(Charts and diagrams as code)
[start]

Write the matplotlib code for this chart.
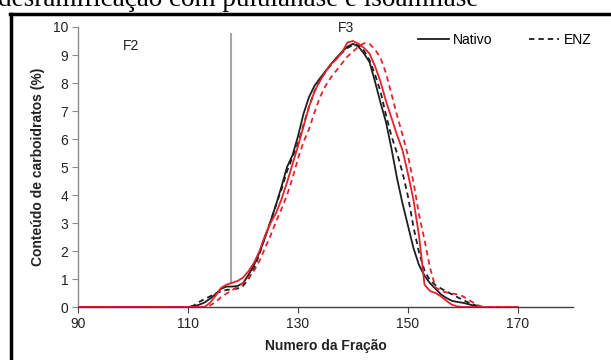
import matplotlib
matplotlib.use("Agg")
import matplotlib.pyplot as plt
from matplotlib.lines import Line2D

plt.rcParams['font.family'] = ['Liberation Sans', 'DejaVu Sans']

# Fraction numbers
frac_black = list(range(90, 164))
frac_red = list(range(90, 171))

# Carbohydrate content (%) per fraction
nativo_black = [
    0, 0, 0, 0, 0, 0, 0, 0, 0, 0,
    0, 0, 0, 0, 0, 0, 0, 0, 0, 0,
    0, 0.02, 0.08, 0.16, 0.30, 0.46, 0.65, 0.73, 0.73, 0.75,
    0.85, 1.15, 1.50, 1.95, 2.48, 3.05, 3.65, 4.30, 5.00, 5.42,
    6.10, 6.90, 7.50, 7.90, 8.17, 8.42, 8.68, 8.90, 9.12, 9.30,
    9.40, 9.30, 9.05, 8.75, 8.05, 7.30, 6.60, 5.65, 4.60, 3.70,
    2.90, 2.10, 1.50, 1.12, 0.85, 0.65, 0.45, 0.32, 0.22, 0.18,
    0.15, 0.10, 0.05, 0,
]
enz_black = [
    0, 0, 0, 0, 0, 0, 0, 0, 0, 0,
    0, 0, 0, 0, 0, 0, 0, 0, 0, 0,
    0, 0.05, 0.18, 0.28, 0.38, 0.48, 0.56, 0.61, 0.63, 0.66,
    0.75, 1.00, 1.38, 1.90, 2.50, 3.05, 3.65, 4.20, 4.85, 5.35,
    5.85, 6.50, 7.15, 7.70, 8.10, 8.40, 8.65, 8.88, 9.08, 9.25,
    9.36, 9.35, 9.15, 8.82, 8.30, 7.70, 6.85, 6.10, 5.50, 4.80,
    3.95, 2.85, 1.95, 1.30, 0.95, 0.78, 0.66, 0.56, 0.45, 0.35,
    0.25, 0.16, 0.08, 0.02,
]
nativo_red = [
    0, 0, 0, 0, 0, 0, 0, 0, 0, 0,
    0, 0, 0, 0, 0, 0, 0, 0, 0, 0,
    0, 0, 0, 0, 0.15, 0.40, 0.68, 0.80, 0.86, 0.93,
    1.05, 1.28, 1.58, 2.00, 2.55, 3.00, 3.35, 3.85, 4.45, 5.10,
    5.75, 6.45, 7.15, 7.70, 8.08, 8.40, 8.68, 8.85, 9.10, 9.45,
    9.50, 9.40, 9.25, 9.05, 8.60, 8.05, 7.35, 6.75, 6.15, 5.60,
    4.75, 3.82, 2.55, 0.80, 0.57, 0.50, 0.38, 0.22, 0.08, 0.02,
    0, 0, 0, 0, 0, 0, 0, 0, 0, 0,
    0,
]
enz_red = [
    0, 0, 0, 0, 0, 0, 0, 0, 0, 0,
    0, 0, 0, 0, 0, 0, 0, 0, 0, 0,
    0, 0, 0, 0, 0.05, 0.18, 0.35, 0.48, 0.60, 0.72,
    0.86, 1.05, 1.30, 1.65, 2.10, 2.55, 3.05, 3.50, 4.00, 4.60,
    5.30, 5.90, 6.35, 6.95, 7.50, 7.90, 8.20, 8.45, 8.70, 8.95,
    9.12, 9.30, 9.42, 9.40, 9.20, 8.90, 8.35, 7.60, 6.85, 6.15,
    5.40, 4.45, 3.30, 2.40, 1.40, 0.70, 0.57, 0.52, 0.48, 0.45,
    0.38, 0.26, 0.14, 0.04, 0, 0, 0, 0, 0, 0,
    0,
]

# Divider between fractions F2 and F3
divider_x = 117.8
divider_y = [0.85, 9.75]

x_ticks = [90, 110, 130, 150, 170]
y_ticks = list(range(0, 11))

BLACK = '#1e1e1e'
RED = '#e3222b'

fig = plt.figure(figsize=(6.11, 3.60), dpi=100)
ax = fig.add_axes([0.1277, 0.1472, 0.8101, 0.7778])

lw = 1.3
dash = (3.0, 2.2)
ax.plot(frac_black, nativo_black, color=BLACK, lw=lw, label='Nativo', zorder=3)
ax.plot(frac_black, enz_black, color=BLACK, lw=lw, ls=(0, dash), label='ENZ', zorder=3)
ax.plot(frac_red, nativo_red, color=RED, lw=lw, zorder=4)
ax.plot(frac_red, enz_red, color=RED, lw=lw, ls=(0, dash), zorder=4)

ax.plot([divider_x, divider_x], divider_y, color='#a6a6a6', lw=1.5, zorder=2)

ax.set_xlim(90, 180)
ax.set_ylim(0, 10)
ax.set_xticks(x_ticks)
ax.set_yticks(y_ticks)
ax.tick_params(axis='both', direction='out', length=4, width=0.8,
               labelsize=10, colors='#222222', pad=3)
ax.tick_params(axis='y', color='#8c8c8c')
ax.tick_params(axis='x', color='#404040')

for side in ('top', 'right'):
    ax.spines[side].set_visible(False)
ax.spines['left'].set_color('#8c8c8c')
ax.spines['left'].set_linewidth(1.0)
ax.spines['bottom'].set_color('#404040')
ax.spines['bottom'].set_linewidth(1.0)

ax.set_xlabel('Numero da Fração', fontsize=10, fontweight='bold', color='#222222', labelpad=6)
ax.set_ylabel('Conteúdo de carboidratos (%)', fontsize=10, fontweight='bold', color='#222222', labelpad=6)

ax.text(99.6, 9.32, 'F2', fontsize=10, ha='center', va='center', color='#222222')
ax.text(138.7, 9.96, 'F3', fontsize=10, ha='center', va='center', color='#222222')

ax.legend(loc='upper right', bbox_to_anchor=((594 - 78) / 495, 0.99), ncol=2, frameon=False,
          fontsize=10, handlelength=2.2, handletextpad=0.3, columnspacing=2.6,
          borderaxespad=0, borderpad=0.2)

# Page frame and caption above it
fig.add_artist(Line2D([11 / 611, 11 / 611], [0, 1 - 14 / 360], color='black', lw=2.5,
                      transform=fig.transFigure))
fig.add_artist(Line2D([10 / 611, 1], [1 - 14 / 360, 1 - 14 / 360], color='black', lw=2.5,
                      transform=fig.transFigure))
fig.text(-2 / 611, 1 - 6 / 360, 'desramificação com pululanase e isoamilase',
         family=['Liberation Serif', 'DejaVu Serif'], fontsize=19.5, ha='left', va='baseline',
         color='black')

fig.savefig('out.png', dpi=100)
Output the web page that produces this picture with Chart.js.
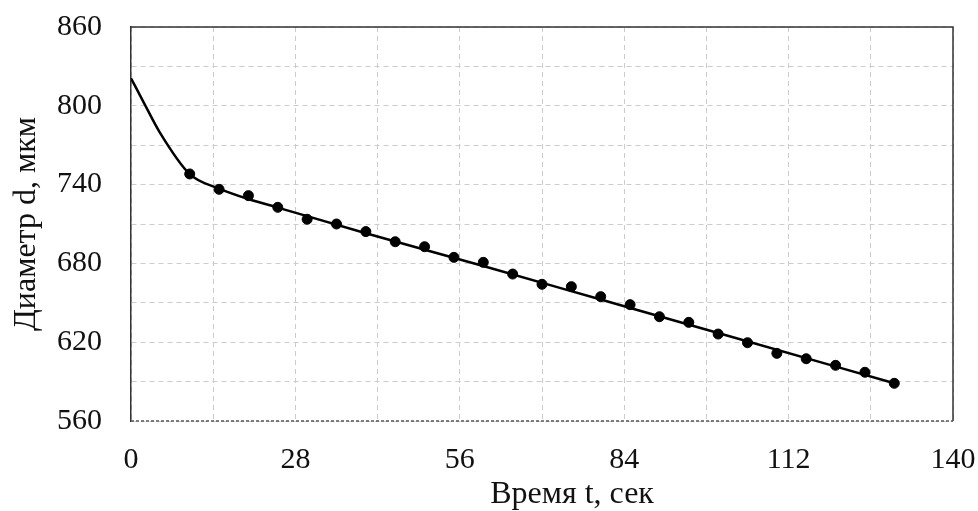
<!DOCTYPE html>
<html>
<head>
<meta charset="utf-8">
<script src="https://cdn.jsdelivr.net/npm/chart.js@4"></script>
<style>
  html, body { margin: 0; padding: 0; background: #fff; }
  #wrap { width: 978px; height: 511px; }
</style>
</head>
<body>
<div id="wrap"><canvas id="chart" width="978" height="511"></canvas></div>
<script>
// measured points
const timeSec = [10, 15, 20, 25, 30, 35, 40, 45, 50, 55, 60, 65, 70, 75, 80, 85, 90, 95, 100, 105, 110, 115, 120, 125, 130];
const diameter = [748.1, 736.4, 731.6, 722.7, 713.6, 710.0, 704.2, 696.5, 692.7, 684.6, 680.8, 671.9, 664.1, 662.3, 654.7, 648.6, 639.4, 635.1, 626.2, 619.6, 611.5, 607.4, 602.4, 597.1, 588.7];

// calculated curve
const curveTime = [0, 2, 5, 10, 15, 20, 25, 40, 60, 80, 100, 130];
const curveDiameter = [821, 804, 779, 748, 737, 729, 722.5, 703, 678, 652.5, 627, 588.7];

const xTicks = [0, 28, 56, 84, 112, 140];
const yTicks = [560, 620, 680, 740, 800, 860];

const xTitle = 'Время t, сек';

Chart.defaults.font.family = "'Liberation Serif', 'Times New Roman', serif";
Chart.defaults.color = '#111';

// frame (top, right solid, bottom dashed) and the x axis title
const frame = {
    id: 'frame',
    afterDraw(chart) {
        const a = chart.chartArea;
        const c = chart.ctx;
        c.save();
        c.strokeStyle = '#333';
        c.lineWidth = 1.5;
        c.beginPath();
        c.moveTo(a.left, a.top);
        c.lineTo(a.right, a.top);
        c.lineTo(a.right, a.bottom);
        c.stroke();
        c.strokeStyle = '#555';
        c.setLineDash([3, 2]);
        c.beginPath();
        c.moveTo(a.left, a.bottom);
        c.lineTo(a.right, a.bottom);
        c.stroke();
        c.setLineDash([]);
        c.fillStyle = '#111';
        c.font = "32px 'Liberation Serif'";
        c.textAlign = 'center';
        c.textBaseline = 'middle';
        c.fillText(xTitle, 572, 495);
        c.restore();
    }
};

new Chart(document.getElementById('chart').getContext('2d'), {
    type: 'scatter',
    data: {
        datasets: [{
            label: 'curve',
            data: curveTime.map((t, i) => ({ x: t, y: curveDiameter[i] })),
            showLine: true,
            borderColor: '#000',
            borderWidth: 2.5,
            pointRadius: 0,
            cubicInterpolationMode: 'monotone'
        }, {
            label: 'points',
            data: timeSec.map((t, i) => ({ x: t, y: diameter[i] })),
            showLine: false,
            backgroundColor: '#000',
            borderColor: '#000',
            pointRadius: 5
        }]
    },
    options: {
        responsive: false,
        animation: false,
        layout: { padding: { top: 27, right: 25, left: 0, bottom: 0 } },
        plugins: { legend: { display: false }, tooltip: { enabled: false } },
        scales: {
            x: {
                type: 'linear',
                min: 0,
                max: 140,
                afterFit: s => {
                    s.height = 90;
                    s.paddingLeft = 0;
                    s.paddingRight = 0;
                },
                afterBuildTicks: s => {
                    const t = [];
                    for (let v = 0; v <= 140; v += 14) t.push({ value: v });
                    s.ticks = t;
                },
                ticks: {
                    font: { size: 30 },
                    padding: 21,
                    maxRotation: 0,
                    autoSkip: false,
                    callback: v => xTicks.includes(v) ? String(v) : ''
                },
                grid: { color: '#cccccc', lineWidth: 1, drawTicks: false },
                border: { display: false, dash: [5, 4] }
            },
            y: {
                type: 'linear',
                min: 560,
                max: 860,
                afterFit: s => {
                    s.width = 131;
                    s.paddingTop = 0;
                    s.paddingBottom = 0;
                },
                afterBuildTicks: s => {
                    const t = [];
                    for (let v = 560; v <= 860; v += 30) t.push({ value: v });
                    s.ticks = t;
                },
                ticks: {
                    font: { size: 30 },
                    padding: 29,
                    autoSkip: false,
                    callback: v => yTicks.includes(v) ? String(v) : ''
                },
                grid: { color: '#cccccc', lineWidth: 1, drawTicks: false },
                border: { display: true, color: '#333', width: 1.5, dash: [5, 4] },
                title: { display: true, text: 'Диаметр d, мкм', font: { size: 32 }, padding: { top: 7, bottom: 0 } }
            }
        }
    },
    plugins: [frame]
});
</script>
</body>
</html>
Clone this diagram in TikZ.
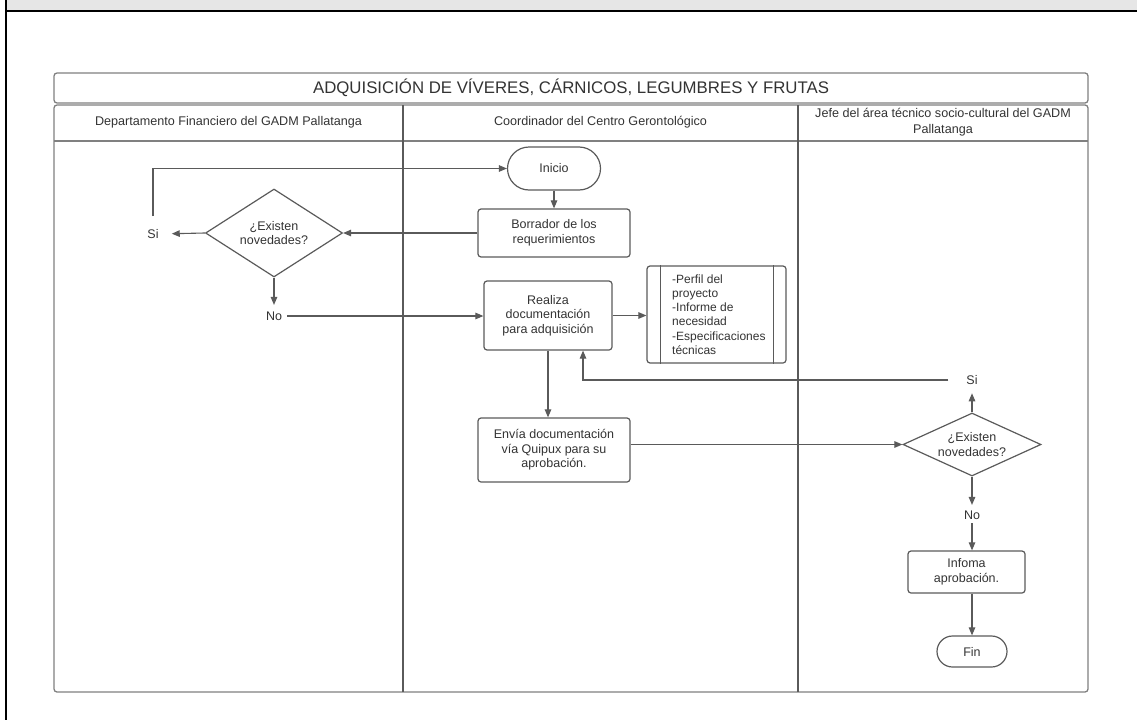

[end]

## EXERCISE AIM
Repeat only the lines from the one holding "Output the web" to the one holding "Chart.defaults.color = '#111';", both ends included, and drop the images.

## EXERCISE ANSWER
Output the web page that produces this picture with Chart.js.
<!DOCTYPE html>
<html>
<head>
<meta charset="utf-8">
<script src="https://cdn.jsdelivr.net/npm/chart.js@4"></script>
<style>
  html, body { margin: 0; padding: 0; background: #fff; }
  #wrap { width: 978px; height: 511px; }
</style>
</head>
<body>
<div id="wrap"><canvas id="chart" width="978" height="511"></canvas></div>
<script>
// measured points
const timeSec = [10, 15, 20, 25, 30, 35, 40, 45, 50, 55, 60, 65, 70, 75, 80, 85, 90, 95, 100, 105, 110, 115, 120, 125, 130];
const diameter = [748.1, 736.4, 731.6, 722.7, 713.6, 710.0, 704.2, 696.5, 692.7, 684.6, 680.8, 671.9, 664.1, 662.3, 654.7, 648.6, 639.4, 635.1, 626.2, 619.6, 611.5, 607.4, 602.4, 597.1, 588.7];

// calculated curve
const curveTime = [0, 2, 5, 10, 15, 20, 25, 40, 60, 80, 100, 130];
const curveDiameter = [821, 804, 779, 748, 737, 729, 722.5, 703, 678, 652.5, 627, 588.7];

const xTicks = [0, 28, 56, 84, 112, 140];
const yTicks = [560, 620, 680, 740, 800, 860];

const xTitle = 'Время t, сек';

Chart.defaults.font.family = "'Liberation Serif', 'Times New Roman', serif";
Chart.defaults.color = '#111';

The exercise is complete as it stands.